Shu Jia’s lab combines microfluidics with super-resolution microscopy to create a revolutionary new imaging system
Illustration of super-resolution optofluidic scanning microscopy, which allows for imaging of living cells in flow. (Illustration Courtesy: Shu Jia)
By Zoe Elledge
For the first time, a microscopy system has been able to demonstrate super-resolution imaging of living cells in flow.
Walter H. Coulter Department of Biomedical Engineering Assistant Professor Shu Jia, along with his Laboratory for Systems Biophotonics, recently introduced their super-resolution optofluidic scanning microscopy system (OSM). It can view sub-diffraction-limit details of flowing cells and includes a high-quality microscope, a microfluidic system, and a micro lens array. These elements combine to create a grid of light spots that illuminate the sample inside a microfluidic channel.
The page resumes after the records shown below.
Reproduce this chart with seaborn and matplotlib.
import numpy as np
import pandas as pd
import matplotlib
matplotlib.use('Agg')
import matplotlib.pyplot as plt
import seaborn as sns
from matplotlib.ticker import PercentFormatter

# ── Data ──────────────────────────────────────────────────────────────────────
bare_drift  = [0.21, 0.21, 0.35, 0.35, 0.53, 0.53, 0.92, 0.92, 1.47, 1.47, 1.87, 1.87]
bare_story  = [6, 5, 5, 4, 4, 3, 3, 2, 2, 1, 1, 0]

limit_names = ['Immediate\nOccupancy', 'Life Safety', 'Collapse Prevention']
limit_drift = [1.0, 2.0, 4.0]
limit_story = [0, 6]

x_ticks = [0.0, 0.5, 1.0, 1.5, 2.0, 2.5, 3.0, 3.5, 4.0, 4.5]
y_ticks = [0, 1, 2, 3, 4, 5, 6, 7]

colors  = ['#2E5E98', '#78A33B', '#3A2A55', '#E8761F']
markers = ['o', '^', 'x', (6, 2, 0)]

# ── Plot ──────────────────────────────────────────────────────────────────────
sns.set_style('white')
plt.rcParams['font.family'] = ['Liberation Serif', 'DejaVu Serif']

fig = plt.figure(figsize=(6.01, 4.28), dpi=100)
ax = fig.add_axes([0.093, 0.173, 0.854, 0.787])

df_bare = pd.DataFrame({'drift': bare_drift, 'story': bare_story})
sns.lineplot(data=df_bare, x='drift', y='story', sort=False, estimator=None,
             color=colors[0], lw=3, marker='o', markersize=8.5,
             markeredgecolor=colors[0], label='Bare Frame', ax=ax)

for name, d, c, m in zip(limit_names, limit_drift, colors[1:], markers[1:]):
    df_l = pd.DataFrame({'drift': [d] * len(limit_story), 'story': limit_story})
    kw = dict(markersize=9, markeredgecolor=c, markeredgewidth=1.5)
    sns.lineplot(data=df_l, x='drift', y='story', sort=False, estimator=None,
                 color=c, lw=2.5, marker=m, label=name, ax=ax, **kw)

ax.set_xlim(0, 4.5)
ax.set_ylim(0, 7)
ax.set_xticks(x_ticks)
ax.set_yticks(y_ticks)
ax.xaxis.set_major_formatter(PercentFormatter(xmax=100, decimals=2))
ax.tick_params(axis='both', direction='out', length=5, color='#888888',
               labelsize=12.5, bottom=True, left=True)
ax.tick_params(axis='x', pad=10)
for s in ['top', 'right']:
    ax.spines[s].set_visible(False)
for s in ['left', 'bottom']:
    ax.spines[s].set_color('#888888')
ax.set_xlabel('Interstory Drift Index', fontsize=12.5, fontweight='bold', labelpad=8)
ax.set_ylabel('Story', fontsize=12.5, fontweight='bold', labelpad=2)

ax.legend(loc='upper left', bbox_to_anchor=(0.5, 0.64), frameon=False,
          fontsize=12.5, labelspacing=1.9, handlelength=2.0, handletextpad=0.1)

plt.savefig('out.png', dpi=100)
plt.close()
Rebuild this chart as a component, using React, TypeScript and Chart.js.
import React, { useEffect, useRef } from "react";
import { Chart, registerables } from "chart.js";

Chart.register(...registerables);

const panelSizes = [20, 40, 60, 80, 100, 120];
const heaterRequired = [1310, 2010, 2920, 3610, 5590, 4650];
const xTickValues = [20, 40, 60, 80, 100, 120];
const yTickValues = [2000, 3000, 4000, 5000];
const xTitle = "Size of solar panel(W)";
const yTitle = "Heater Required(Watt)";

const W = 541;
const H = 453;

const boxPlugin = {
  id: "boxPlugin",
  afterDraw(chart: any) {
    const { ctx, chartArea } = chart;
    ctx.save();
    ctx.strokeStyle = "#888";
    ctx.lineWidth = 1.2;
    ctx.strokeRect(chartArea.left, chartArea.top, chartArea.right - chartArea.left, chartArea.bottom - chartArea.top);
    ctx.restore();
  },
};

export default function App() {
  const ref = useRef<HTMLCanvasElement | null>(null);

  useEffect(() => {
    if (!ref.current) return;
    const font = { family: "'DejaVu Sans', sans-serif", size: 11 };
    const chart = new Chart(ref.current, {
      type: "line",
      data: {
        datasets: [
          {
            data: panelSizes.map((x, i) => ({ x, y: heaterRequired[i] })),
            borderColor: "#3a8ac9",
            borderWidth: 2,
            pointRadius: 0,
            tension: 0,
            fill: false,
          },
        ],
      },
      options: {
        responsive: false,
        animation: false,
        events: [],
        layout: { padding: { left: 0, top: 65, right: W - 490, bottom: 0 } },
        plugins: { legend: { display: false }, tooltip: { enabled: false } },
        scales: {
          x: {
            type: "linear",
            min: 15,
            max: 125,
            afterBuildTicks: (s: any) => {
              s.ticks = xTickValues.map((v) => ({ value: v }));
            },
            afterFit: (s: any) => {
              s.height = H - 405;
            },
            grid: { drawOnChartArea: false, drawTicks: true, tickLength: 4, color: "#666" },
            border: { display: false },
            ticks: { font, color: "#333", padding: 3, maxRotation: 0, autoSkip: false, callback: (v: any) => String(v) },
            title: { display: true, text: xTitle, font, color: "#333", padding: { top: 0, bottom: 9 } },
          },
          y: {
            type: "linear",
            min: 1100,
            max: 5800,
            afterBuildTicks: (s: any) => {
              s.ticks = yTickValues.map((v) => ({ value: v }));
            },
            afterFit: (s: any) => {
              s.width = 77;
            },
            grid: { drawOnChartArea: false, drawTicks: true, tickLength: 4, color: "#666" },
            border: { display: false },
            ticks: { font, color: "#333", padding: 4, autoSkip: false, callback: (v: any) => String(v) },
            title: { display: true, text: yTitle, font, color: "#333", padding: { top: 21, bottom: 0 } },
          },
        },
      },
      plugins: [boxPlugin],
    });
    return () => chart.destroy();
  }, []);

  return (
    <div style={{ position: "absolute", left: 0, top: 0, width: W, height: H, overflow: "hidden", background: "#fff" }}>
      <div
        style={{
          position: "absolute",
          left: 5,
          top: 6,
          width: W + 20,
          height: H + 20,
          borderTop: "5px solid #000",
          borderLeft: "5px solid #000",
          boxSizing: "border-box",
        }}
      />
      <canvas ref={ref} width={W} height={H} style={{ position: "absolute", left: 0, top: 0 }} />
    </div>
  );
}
Current microscopy technologies often sacrifice high-resolution images for a high throughput rate — the number of cells moving through the system to be analyzed. These systems need to stop the flow of cellular material in order to obtain a high-resolution image and therefore disturb the throughput rate. The flaws inherent in the current systems pose problems to researchers who need to analyze a large number of samples and want to take high-resolution images continuously. Jia’s new OSM system provides users the ability to do both.
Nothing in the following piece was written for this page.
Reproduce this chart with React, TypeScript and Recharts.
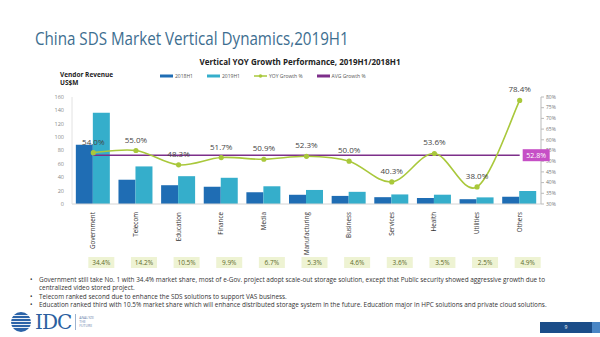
import * as React from "react"
import { Bar, ComposedChart, LabelList, Line, XAxis, YAxis } from "recharts"

const categories = ["Government", "Telecom", "Education", "Finance", "Media", "Manufacturing", "Business", "Services", "Health", "Utilities", "Others"]
const rev2018 = [88.5, 36.3, 28.1, 25.8, 17.6, 13.8, 12.1, 10.2, 9.0, 7.2, 10.9]
const rev2019 = [136.3, 56.2, 41.6, 39.2, 26.5, 21.0, 18.2, 14.3, 13.9, 9.9, 19.4]
const yoyGrowth = [54.0, 55.0, 48.3, 51.7, 50.9, 52.3, 50.0, 40.3, 53.6, 38.0, 78.4]
const avgGrowth = 52.8
const marketShare = ["34.4%", "14.2%", "10.5%", "9.9%", "6.7%", "5.3%", "4.6%", "3.6%", "3.5%", "2.5%", "4.9%"]
const leftTicks = [0, 20, 40, 60, 80, 100, 120, 140, 160]
const rightTicks = [30, 35, 40, 45, 50, 55, 60, 65, 70, 75, 80]

const bullets = [
  "Government still take No. 1 with 34.4% market share, most of e-Gov. project adopt scale-out storage solution, except that Public security showed aggressive growth due to centralized video stored project.",
  "Telecom ranked second due to enhance the SDS solutions to support VAS business.",
  "Education ranked third with 10.5% market share which will enhance distributed storage system in the future. Education major in HPC solutions and private cloud solutions.",
]

const data = categories.map((name, i) => ({
  name,
  h2018: rev2018[i],
  h2019: rev2019[i],
  yoy: yoyGrowth[i],
  avg: avgGrowth,
  share: marketShare[i],
}))

const C2018 = "#1f6db4"
const C2019 = "#35aecb"
const CYOY = "#a9c83b"
const CAVG = "#7d2f8a"
const FONT = "'Open Sans', sans-serif"

// Excel-like smoothed line (cardinal spline)
const smoothCurve = (context: any) => {
  let pts: number[][] = []
  return {
    areaStart() {},
    areaEnd() {},
    lineStart() { pts = [] },
    point(x: number, y: number) { pts.push([+x, +y]) },
    lineEnd() {
      if (!pts.length) return
      context.moveTo(pts[0][0], pts[0][1])
      const t = 1 / 6
      for (let i = 0; i < pts.length - 1; i++) {
        const p0 = pts[Math.max(i - 1, 0)]
        const p1 = pts[i]
        const p2 = pts[i + 1]
        const p3 = pts[Math.min(i + 2, pts.length - 1)]
        context.bezierCurveTo(
          p1[0] + (p2[0] - p0[0]) * t, p1[1] + (p2[1] - p0[1]) * t,
          p2[0] - (p3[0] - p1[0]) * t, p2[1] - (p3[1] - p1[1]) * t,
          p2[0], p2[1]
        )
      }
    },
  }
}

const CategoryTick = (props: any) => {
  const { x, y, payload } = props
  const i = payload.index
  return (
    <g>
      <text
        x={x + 2}
        y={y}
        transform={`rotate(-90, ${x + 2}, ${y})`}
        textAnchor="end"
        fontSize={6.3}
        fill="#333"
        fontFamily={FONT}
      >
        {payload.value}
      </text>
      <rect x={x - 5} y={y + 45} width={26} height={11} fill="#eef3d3" />
      <text x={x + 8} y={y + 53} textAnchor="middle" fontSize={6.5} fill="#5d6b2c" fontFamily={FONT}>
        {marketShare[i]}
      </text>
    </g>
  )
}

const YoyLabel = (props: any) => {
  const { x, y, value } = props
  return (
    <text x={x} y={y - 8} textAnchor="middle" fontSize={8} fill="#444" fontFamily={FONT}>
      {value.toFixed(1)}%
    </text>
  )
}

const AvgLabel = (props: any) => {
  const { x, y, index } = props
  if (index !== categories.length - 1) return null
  return (
    <g>
      <rect x={x + 3} y={y - 6} width={27} height={12} fill="#c64fc6" />
      <text x={x + 16.5} y={y + 2.5} textAnchor="middle" fontSize={7} fill="#fff" fontFamily={FONT}>
        {avgGrowth.toFixed(1)}%
      </text>
    </g>
  )
}

const LegendItem = ({ color, label, dot }: { color: string; label: string; dot?: boolean }) => (
  <div style={{ display: "flex", alignItems: "center", marginRight: 14 }}>
    <svg width={13} height={6}>
      <line x1={0} y1={3} x2={13} y2={3} stroke={color} strokeWidth={dot ? 1.5 : 3} />
      {dot && <circle cx={6.5} cy={3} r={1.8} fill={color} />}
    </svg>
    <span style={{ marginLeft: 2, fontSize: 5, color: "#555" }}>{label}</span>
  </div>
)

const IdcLogo = () => (
  <div style={{ position: "absolute", left: 10, top: 310, display: "flex", alignItems: "center" }}>
    <svg width={22} height={22}>
      <circle cx={11} cy={11} r={10} fill="#2b63a8" />
      {[4, 7, 10, 13, 16].map((yy) => (
        <line key={yy} x1={0} y1={yy + 0.5} x2={22} y2={yy + 0.5} stroke="#fff" strokeWidth={0.9} />
      ))}
    </svg>
    <span style={{ fontFamily: "'DejaVu Serif', serif", fontSize: 20, color: "#2b5fa0", marginLeft: 3, letterSpacing: -1 }}>IDC</span>
    <div style={{ width: 1, height: 16, background: "#9db3cf", marginLeft: 4 }} />
    <div style={{ fontSize: 3.5, color: "#6a86ad", marginLeft: 3, lineHeight: "4px" }}>
      ANALYZE<br />THE<br />FUTURE
    </div>
  </div>
)

export default function App() {
  return (
    <div style={{ position: "absolute", left: 0, top: 0, width: 600, height: 337, background: "#fff", overflow: "hidden", fontFamily: FONT }}>
      <div style={{ position: "absolute", left: 35, top: 25, fontSize: 18.5, color: "#3d6e90", whiteSpace: "nowrap", transform: "scaleX(0.82)", transformOrigin: "left top" }}>
        China SDS Market Vertical Dynamics,2019H1
      </div>
      <div style={{ position: "absolute", left: 0, width: 600, top: 56, textAlign: "center", fontSize: 8, fontWeight: 700, color: "#222" }}>
        Vertical YOY Growth Performance, 2019H1/2018H1
      </div>
      <div style={{ position: "absolute", left: 60, top: 71, fontSize: 6.5, fontWeight: 700, color: "#222", lineHeight: "8px" }}>
        Vendor Revenue<br />US$M
      </div>
      <div style={{ position: "absolute", left: 160, top: 73, display: "flex" }}>
        <LegendItem color={C2018} label="2018H1" />
        <LegendItem color={C2019} label="2019H1" />
        <LegendItem color={CYOY} label="YOY Growth %" dot />
        <LegendItem color={CAVG} label="AVG Growth %" />
      </div>

      <div style={{ position: "absolute", left: 0, top: 0 }}>
        <ComposedChart
          width={600}
          height={337}
          data={data}
          margin={{ top: 97, right: 29, bottom: 73, left: 42 }}
          barCategoryGap="9%"
          barGap={0}
        >
          <XAxis
            dataKey="name"
            interval={0}
            tick={<CategoryTick />}
            tickLine={false}
            axisLine={{ stroke: "#d4d4d4" }}
            height={60}
          />
          <YAxis
            yAxisId="left"
            domain={[0, 160]}
            ticks={leftTicks}
            width={30}
            tick={{ fontSize: 5.5, fill: "#888", fontFamily: FONT }}
            tickLine={false}
            axisLine={{ stroke: "#e2e2e2" }}
          />
          <YAxis
            yAxisId="right"
            orientation="right"
            domain={[30, 80]}
            ticks={rightTicks}
            width={30}
            tickFormatter={(v: number) => `${v}%`}
            tick={{ fontSize: 5, fill: "#777", fontFamily: FONT }}
            tickLine={{ stroke: "#bbb" }}
            tickSize={3}
            axisLine={{ stroke: "#bbb" }}
          />
          <Bar yAxisId="left" dataKey="h2018" fill={C2018} isAnimationActive={false} />
          <Bar yAxisId="left" dataKey="h2019" fill={C2019} isAnimationActive={false} />
          <Line
            yAxisId="right"
            dataKey="avg"
            stroke={CAVG}
            strokeWidth={1.5}
            dot={false}
            isAnimationActive={false}
          >
            <LabelList dataKey="avg" content={<AvgLabel />} />
          </Line>
          <Line
            yAxisId="right"
            dataKey="yoy"
            type={smoothCurve as any}
            stroke={CYOY}
            strokeWidth={1.6}
            dot={{ r: 1.8, fill: CYOY, stroke: CYOY }}
            isAnimationActive={false}
          >
            <LabelList dataKey="yoy" content={<YoyLabel />} />
          </Line>
        </ComposedChart>
      </div>

      <div style={{ position: "absolute", left: 30, top: 276, width: 540, fontSize: 6.4, color: "#333", lineHeight: "8.3px" }}>
        {bullets.map((b, i) => (
          <div key={i} style={{ display: "flex" }}>
            <span style={{ width: 9, flexShrink: 0 }}>•</span>
            <span>{b}</span>
          </div>
        ))}
      </div>

      <IdcLogo />
      <div style={{ position: "absolute", left: 540, top: 322, width: 52, height: 11, background: "#1b4d89" }}>
        <div style={{ textAlign: "center", color: "#fff", fontSize: 5, lineHeight: "11px" }}>9</div>
      </div>
      <div style={{ position: "absolute", left: 592, top: 322, width: 8, height: 11, background: "#4a86c5" }} />
    </div>
  )
}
“When you want to look at a cell, much of its organelles and structures are smaller than the conventional limit of the microscopes,” Jia said. “You want to have a higher resolution so that you can resolve finer structures. We’re trying to provide a system that can generate super-resolution images of the cells in flow so that you can learn more information from the cells and glean more biological insights.”
Jia and his team described their optofluidic scanning microscopy technology in the Royal Society of Chemistry journal Lab on a Chip. Their study appeared on the back cover of the third issue for 2021.
The OSM system illuminates the flowing sample in a pattern called multi-focal excitation, which provides super-resolution images of the sample and allows the team to extract even more information during analysis. Multi-focal excitation allows the system to take images without disrupting the flow of samples and makes it a revolutionary addition to the field of microscopy.
Another unique feature of the OSM is its platform accessibility, which is currently a topic of concern in the field of super-resolution microscopy. Jia’s lab created OSM to be compatible with various types of devices and samples so that its use can be broad and interdisciplinary.
“Just like a regular microscope, a lab can use it to image any sample it needs,” said Biagio Mandracchia, the paper’s first author and a postdoctoral fellow who works in Jia’s lab. “It offers a variety of opportunities for different disciplines and levels of research.”
Looking forward, OSM could be applied to fundamental biology studies, providing super-resolution images of large cellular populations and the individual organelles within a single cell. It could also be used to analyze tissue samples in biopsies. Jia said the technology could be used in preclinical and clinical studies, offering large amounts of diagnostic information faster.
“Our technique is simple, so we expect to see it used by physicians for obtaining diagnostics and analyzing samples, which will potentially have a large impact in both fundamental and clinical research,” he said.